━━━ Dataset excerpt

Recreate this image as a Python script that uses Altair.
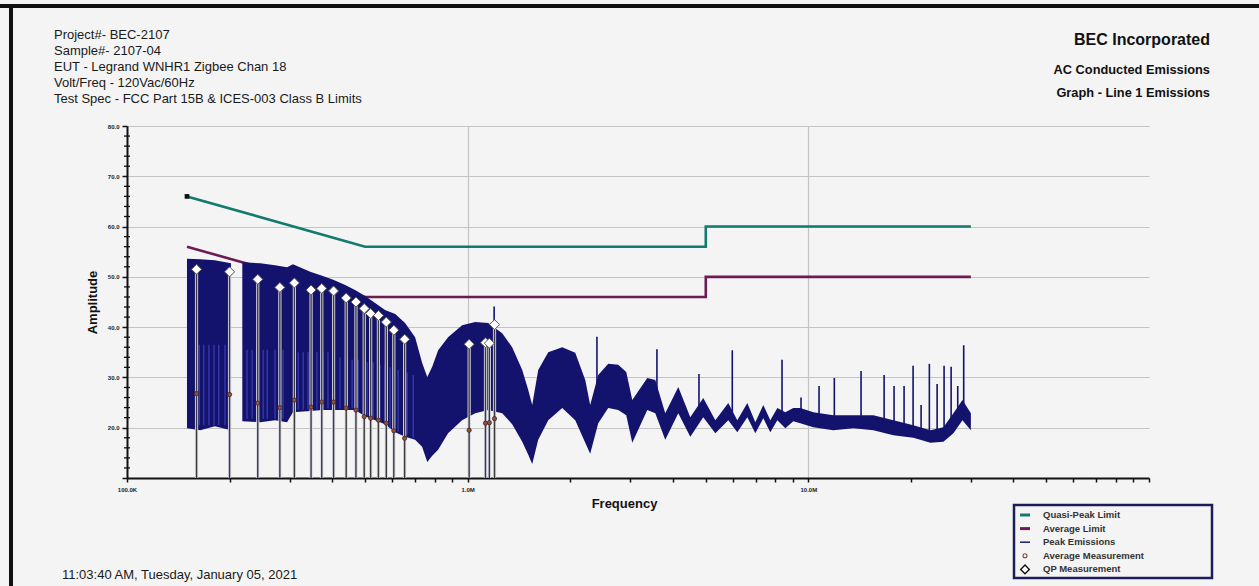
import altair as alt
import pandas as pd

# ---- header / footer text ----
header_left = [
    "Project#- BEC-2107",
    "Sample#- 2107-04",
    "EUT - Legrand WNHR1 Zigbee Chan 18",
    "Volt/Freq - 120Vac/60Hz",
    "Test Spec - FCC Part 15B & ICES-003 Class B Limits",
]
company = "BEC Incorporated"
report_lines = ["AC Conducted Emissions", "Graph - Line 1 Emissions"]
timestamp = "11:03:40 AM, Tuesday, January 05, 2021"

# ---- limit lines (MHz, dBuV) ----
limit_freq = [0.15, 0.5, 5.0, 5.0, 30.0]
qp_limit_db = [66, 56, 56, 60, 60]
avg_limit_db = [56, 46, 46, 50, 50]

# ---- peak emissions sweep: upper / lower envelope ----
seg1_freq = [0.150, 0.164, 0.181, 0.202]
seg1_top = [53.6, 53.5, 53.3, 52.7]
seg1_bot = [19.9, 19.5, 20.3, 19.5]

seg2_freq = [0.218, 0.246, 0.272, 0.295, 0.307, 0.345, 0.374, 0.403, 0.437, 0.467,
             0.500, 0.535, 0.572, 0.613, 0.655, 0.701, 0.735, 0.761, 0.787, 0.819,
             0.876, 0.963, 1.052, 1.149, 1.263, 1.351, 1.446, 1.506, 1.547, 1.611,
             1.724, 1.895, 2.069, 2.214, 2.289, 2.417, 2.586, 2.767, 2.921, 3.042,
             3.367, 3.554, 3.802, 4.152, 4.503, 4.915, 5.333, 5.821, 6.187, 6.621,
             6.988, 7.376, 7.733, 8.110, 8.560, 9.033, 9.473, 10.34, 11.84, 13.56,
             15.52, 17.77, 20.34, 22.82, 24.92, 26.66, 28.34, 30.0]
seg2_top = [52.9, 52.7, 52.3, 51.9, 52.5, 51.0, 50.2, 49.4, 48.4, 47.4,
            46.2, 44.8, 43.4, 42.6, 40.8, 38.0, 32.9, 30.1, 32.1, 35.4,
            38.0, 40.4, 41.0, 40.8, 38.8, 36.0, 31.5, 27.5, 24.5, 31.5,
            35.0, 36.0, 34.9, 29.5, 24.5, 30.5, 32.7, 32.5, 31.1, 25.5,
            29.9, 29.5, 22.9, 28.1, 22.1, 25.9, 21.5, 24.9, 21.5, 24.9,
            21.1, 24.5, 21.5, 23.9, 23.1, 23.9, 23.9, 23.1, 22.5, 22.5,
            22.5, 21.5, 20.5, 19.5, 20.1, 22.9, 25.5, 22.9]
seg2_bot = [21.3, 21.1, 21.5, 21.1, 23.1, 23.3, 23.5, 23.5, 23.5, 23.5,
            22.3, 21.5, 20.7, 19.1, 18.2, 17.6, 16.2, 13.2, 14.4, 15.6,
            18.9, 21.5, 22.9, 23.5, 22.9, 20.7, 17.2, 14.6, 12.8, 17.6,
            21.5, 23.9, 21.5, 17.0, 14.8, 20.9, 23.9, 23.5, 22.5, 17.0,
            23.5, 22.9, 17.6, 22.9, 18.2, 22.1, 18.9, 21.5, 19.1, 22.1,
            18.9, 21.9, 19.1, 21.5, 19.9, 21.3, 20.9, 20.1, 19.5, 19.9,
            19.5, 18.5, 18.0, 17.0, 17.2, 18.9, 21.5, 19.5]

# thinner sweep passes in the low-frequency block (lighter streaks)
streak_freq = [0.163, 0.168, 0.174, 0.180, 0.186, 0.194,
               0.225, 0.233, 0.241, 0.251, 0.258, 0.272, 0.287,
               0.318, 0.329, 0.340, 0.361, 0.376, 0.389,
               0.422, 0.443, 0.458, 0.477, 0.507, 0.528, 0.553, 0.573, 0.592,
               0.625, 0.664, 0.692]
streak_top = [36.5, 36.5, 36.5, 36.5, 36.5, 36.5,
              35.5, 35.5, 35.5, 35.5, 35.5, 35.5, 35.5,
              35.0, 35.0, 35.0, 35.0, 35.0, 35.0,
              34.0, 34.0, 33.5, 33.5, 33.0, 33.0, 32.5, 32.5, 32.0,
              31.5, 31.0, 30.5]
streak_bot = [20.5, 20.5, 20.5, 20.5, 20.5, 20.5,
              21.8, 21.8, 21.8, 21.8, 21.8, 21.8, 21.8,
              23.6, 23.6, 23.6, 23.6, 23.8, 23.8,
              23.8, 23.8, 23.8, 23.2, 22.5, 21.8, 21.2, 20.8, 20.0,
              19.2, 18.6, 18.0]

# narrow-band spikes rising out of the sweep
spike_freq = [1.196, 2.396, 3.594, 4.775, 5.981, 8.371, 9.517, 10.75, 11.92, 14.28,
              16.69, 17.85, 19.10, 20.30, 21.43, 22.66, 23.88, 25.03, 26.25, 27.45, 28.58]
spike_top = [44.1, 38.1, 35.6, 30.7, 35.4, 33.5, 26.0, 28.3, 29.9, 31.3,
             30.5, 28.3, 28.3, 32.3, 24.5, 32.7, 28.7, 32.3, 32.1, 28.3, 36.4]
spike_base = [39.0, 28.0, 26.0, 23.0, 23.0, 21.5, 22.0, 21.5, 21.0, 21.0,
              20.5, 20.0, 19.5, 19.0, 18.5, 18.5, 18.5, 18.5, 20.0, 22.0, 23.0]

# ---- measurements ----
meas_freq = [0.160, 0.200, 0.242, 0.281, 0.310, 0.347, 0.373, 0.404, 0.440, 0.470,
             0.497, 0.519, 0.547, 0.577, 0.607, 0.653, 1.010, 1.128, 1.158, 1.199]
qp_meas_db = [51.5, 51.0, 49.5, 47.9, 48.8, 47.4, 47.7, 47.2, 45.8, 45.0,
              43.7, 42.7, 42.3, 41.0, 39.4, 37.6, 36.6, 36.9, 36.8, 40.5]
avg_meas_db = [26.8, 26.6, 24.9, 24.0, 25.5, 24.1, 25.1, 25.1, 23.9, 23.5,
               22.2, 21.9, 21.5, 20.9, 19.4, 17.9, 19.5, 20.9, 21.0, 21.8]

legend_names = ["Quasi-Peak Limit", "Average Limit", "Peak Emissions",
                "Average Measurement", "QP Measurement"]

# ---- colours / fonts ----
BG = "#f4f4f4"
QP_COLOR = "#127a6e"
AVG_COLOR = "#6e1a55"
NAVY = "#13136e"
STREAK = "#3d3db4"
FRAME = "#1c1c5a"
FONT = "Liberation Sans"
NARROW = "Liberation Sans Narrow, Liberation Sans"

W, H = 1022, 352

# ---- tables ----
limits = pd.DataFrame({
    "f": limit_freq * 2,
    "db": qp_limit_db + avg_limit_db,
    "lim": ["qp"] * len(limit_freq) + ["avg"] * len(limit_freq),
    "i": list(range(len(limit_freq))) * 2,
})
band = pd.DataFrame({
    "f": seg1_freq + seg2_freq,
    "top": seg1_top + seg2_top,
    "bot": seg1_bot + seg2_bot,
    "seg": ["a"] * len(seg1_freq) + ["b"] * len(seg2_freq),
})
streaks = pd.DataFrame({"f": streak_freq, "top": streak_top, "bot": streak_bot})
spikes = pd.DataFrame({"f": spike_freq, "top": spike_top, "base": spike_base})
meas = pd.DataFrame({"f": meas_freq, "qp": qp_meas_db, "avg": avg_meas_db, "floor": 10})
minor_y = pd.DataFrame({"v": [v for v in range(12, 80, 2) if v % 10]})
one = pd.DataFrame({"k": [0]})

x_ticks = [0.1, 0.2, 0.3, 0.4, 0.5, 0.6, 0.7, 0.8, 0.9,
           1, 2, 3, 4, 5, 6, 7, 8, 9,
           10, 20, 30, 40, 50, 60, 70, 80, 90, 100]
y_ticks = [10, 20, 30, 40, 50, 60, 70, 80]

xscale = alt.Scale(type="log", domain=[0.1, 100], nice=False)
yscale = alt.Scale(domain=[10, 80], nice=False, zero=False)

x_axis = alt.Axis(
    values=x_ticks,
    labelExpr="datum.value == 0.1 ? '100.0K' : datum.value == 1 ? '1.0M' : datum.value == 10 ? '10.0M' : ''",
    labelFontSize=6, labelFontWeight="bold", labelColor="#222", labelFont=FONT,
    labelPadding=4, labelOverlap=False, labelFlush=False,
    tickSize=4, tickWidth=1.5, tickColor="#111",
    domainColor="#111", domainWidth=2,
    grid=True, gridColor="#c4c4c4", gridWidth=1.2,
    gridOpacity={"condition": {"test": "datum.value == 1 || datum.value == 10", "value": 1}, "value": 0},
    title="Frequency", titleFont=NARROW, titleFontSize=13, titleFontWeight="bold",
    titleColor="#111", titleX=497, titleY=19, titleBaseline="top", titleAlign="center",
)
y_axis = alt.Axis(
    values=y_ticks,
    labelExpr="datum.value > 10 ? format(datum.value, '.1f') : ''",
    labelFontSize=6, labelFontWeight="bold", labelColor="#222", labelFont=FONT,
    labelPadding=3, labelOverlap=False,
    tickSize=5, tickWidth=1.5, tickColor="#111",
    domainColor="#111", domainWidth=2,
    grid=True, gridColor="#c4c4c4", gridWidth=1.2,
    title="Amplitude", titleFont=NARROW, titleFontSize=13, titleFontWeight="bold",
    titleColor="#111", titleX=-35, titleY=176, titleBaseline="middle", titleAlign="center",
    titleAngle=-90,
)

# limit lines
qp_line = alt.Chart(limits).transform_filter("datum.lim == 'qp'").mark_line(
    color=QP_COLOR, strokeWidth=2.6).encode(
    x=alt.X("f:Q", scale=xscale, axis=x_axis),
    y=alt.Y("db:Q", scale=yscale, axis=y_axis),
    order="i:Q",
)
avg_line = alt.Chart(limits).transform_filter("datum.lim == 'avg'").mark_line(
    color=AVG_COLOR, strokeWidth=2.6).encode(
    x=alt.X("f:Q", scale=xscale), y=alt.Y("db:Q", scale=yscale), order="i:Q",
)
qp_start = alt.Chart(limits).transform_filter("datum.lim == 'qp' && datum.i == 0").mark_point(
    shape="square", filled=True, color="#111", size=22, opacity=1).encode(
    x=alt.X("f:Q", scale=xscale), y=alt.Y("db:Q", scale=yscale),
)

# minor amplitude ticks crossing the axis line
minor_ticks = alt.Chart(minor_y).mark_rule(color="#111", strokeWidth=1.3).encode(
    x=alt.value(-3), x2=alt.value(3), y=alt.Y("v:Q", scale=yscale),
)

# peak sweep band
sweep = alt.Chart(band).mark_area(color=NAVY, opacity=1, interpolate="linear").encode(
    x=alt.X("f:Q", scale=xscale),
    y=alt.Y("top:Q", scale=yscale),
    y2="bot:Q",
    detail="seg:N",
)
streak_rules = alt.Chart(streaks).mark_rule(color=STREAK, strokeWidth=1.2).encode(
    x=alt.X("f:Q", scale=xscale), y=alt.Y("top:Q", scale=yscale), y2="bot:Q",
)
spike_rules = alt.Chart(spikes).mark_rule(color=NAVY, strokeWidth=1.6).encode(
    x=alt.X("f:Q", scale=xscale),
    y=alt.Y("top:Q", scale=yscale),
    y2="base:Q",
)

# measurement drop lines (light halo inside the sweep) and markers
drop_halo = alt.Chart(meas).mark_rule(color="#d8d8e6", strokeWidth=3.2).encode(
    x=alt.X("f:Q", scale=xscale), y=alt.Y("floor:Q", scale=yscale), y2="qp:Q",
)
drop_lines = alt.Chart(meas).mark_rule(color="#3a3a3a", strokeWidth=1.4).encode(
    x=alt.X("f:Q", scale=xscale), y=alt.Y("floor:Q", scale=yscale), y2="qp:Q",
)
avg_pts = alt.Chart(meas).mark_point(
    shape="circle", filled=True, fill="#9a4e3c", stroke="#3a2622", strokeWidth=0.8,
    size=18, opacity=1).encode(
    x=alt.X("f:Q", scale=xscale), y=alt.Y("avg:Q", scale=yscale),
)
qp_pts = alt.Chart(meas).mark_point(
    shape="diamond", filled=True, fill="white", stroke="#555", strokeWidth=1,
    size=100, opacity=1).encode(
    x=alt.X("f:Q", scale=xscale), y=alt.Y("qp:Q", scale=yscale),
)

# ---- legend panel (bottom right, below the plot) ----
LEG_X, LEG_Y, ROW = 887, 379, 13.6
SYM_X = LEG_X + 11
row_y = [LEG_Y + 10 + ROW * i for i in range(len(legend_names))]

legend_box = alt.Chart(one).mark_rect(
    fill=BG, fillOpacity=0, stroke=FRAME, strokeWidth=2.5).encode(
    x=alt.value(LEG_X), x2=alt.value(LEG_X + 198),
    y=alt.value(LEG_Y), y2=alt.value(LEG_Y + 73))
legend_text = alt.Chart(one).mark_text(
    align="left", baseline="middle", font=FONT, fontSize=9.5, fontWeight="bold",
    color="#333", lineBreak="\n", lineHeight=ROW).encode(
    x=alt.value(LEG_X + 29), y=alt.value(row_y[0]), text=alt.value("\n".join(legend_names)))
legend_swatches = [
    alt.Chart(one).mark_rule(color=c, strokeWidth=w).encode(
        x=alt.value(SYM_X - 5), x2=alt.value(SYM_X + 5), y=alt.value(row_y[i]))
    for i, (c, w) in enumerate([(QP_COLOR, 3), (AVG_COLOR, 3), ("#2a2a7a", 1.6)])
]
legend_avg = alt.Chart(one).mark_point(
    shape="circle", filled=False, color="#7a4a3a", strokeWidth=1.1, size=16, opacity=1).encode(
    x=alt.value(SYM_X), y=alt.value(row_y[3]))
legend_qp = alt.Chart(one).mark_point(
    shape="diamond", filled=True, fill="white", stroke="#111", strokeWidth=1.4,
    size=75, opacity=1).encode(
    x=alt.value(SYM_X), y=alt.value(row_y[4]))

# ---- header / footer ----
head_left = alt.Chart(one).mark_text(
    align="left", baseline="middle", font=FONT, fontSize=13, color="#1a1a1a",
    lineBreak="\n", lineHeight=16).encode(
    x=alt.value(-73), y=alt.value(-91), text=alt.value("\n".join(header_left)))
head_company = alt.Chart(one).mark_text(
    align="right", baseline="middle", font=FONT, fontSize=16, fontWeight="bold",
    color="#111").encode(x=alt.value(1083), y=alt.value(-86), text=alt.value(company))
head_report = alt.Chart(one).mark_text(
    align="right", baseline="middle", font=NARROW, fontSize=12.8, fontWeight="bold",
    color="#111", lineBreak="\n", lineHeight=23).encode(
    x=alt.value(1083), y=alt.value(-56), text=alt.value("\n".join(report_lines)))
foot = alt.Chart(one).mark_text(
    align="left", baseline="middle", font=FONT, fontSize=13, color="#1a1a1a").encode(
    x=alt.value(-65), y=alt.value(449), text=alt.value(timestamp))

# frame edges of the printout
frame_top = alt.Chart(one).mark_rule(color="#111", strokeWidth=4).encode(
    x=alt.value(-127), x2=alt.value(1132), y=alt.value(-120))
frame_left = alt.Chart(one).mark_rule(color="#111", strokeWidth=4).encode(
    x=alt.value(-116), y=alt.value(-122), y2=alt.value(460))

chart = alt.layer(
    qp_line, avg_line, minor_ticks, sweep, streak_rules, spike_rules,
    drop_halo, drop_lines, avg_pts, qp_pts, qp_start,
    legend_box, legend_text, *legend_swatches, legend_avg, legend_qp,
    head_left, head_company, head_report, foot,
    frame_top, frame_left,
).properties(
    width=W, height=H, background=BG,
    padding={"left": 127, "top": 126, "right": 110, "bottom": 108},
    autosize=alt.AutoSizeParams(type="none"),
).configure_view(stroke=None, fill=BG)

chart.save("out.html", embed_options={"renderer": "svg", "actions": False})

━━━━━━

# Goal
Quote, please, every line of the material above from its start through the line that has "seg1_bot = [19.9, 19.5, 20.3, 19.5]", reproducing the words exactly and dropping any images.

# Expected answer
Recreate this image as a Python script that uses Altair.
import altair as alt
import pandas as pd

# ---- header / footer text ----
header_left = [
    "Project#- BEC-2107",
    "Sample#- 2107-04",
    "EUT - Legrand WNHR1 Zigbee Chan 18",
    "Volt/Freq - 120Vac/60Hz",
    "Test Spec - FCC Part 15B & ICES-003 Class B Limits",
]
company = "BEC Incorporated"
report_lines = ["AC Conducted Emissions", "Graph - Line 1 Emissions"]
timestamp = "11:03:40 AM, Tuesday, January 05, 2021"

# ---- limit lines (MHz, dBuV) ----
limit_freq = [0.15, 0.5, 5.0, 5.0, 30.0]
qp_limit_db = [66, 56, 56, 60, 60]
avg_limit_db = [56, 46, 46, 50, 50]

# ---- peak emissions sweep: upper / lower envelope ----
seg1_freq = [0.150, 0.164, 0.181, 0.202]
seg1_top = [53.6, 53.5, 53.3, 52.7]
seg1_bot = [19.9, 19.5, 20.3, 19.5]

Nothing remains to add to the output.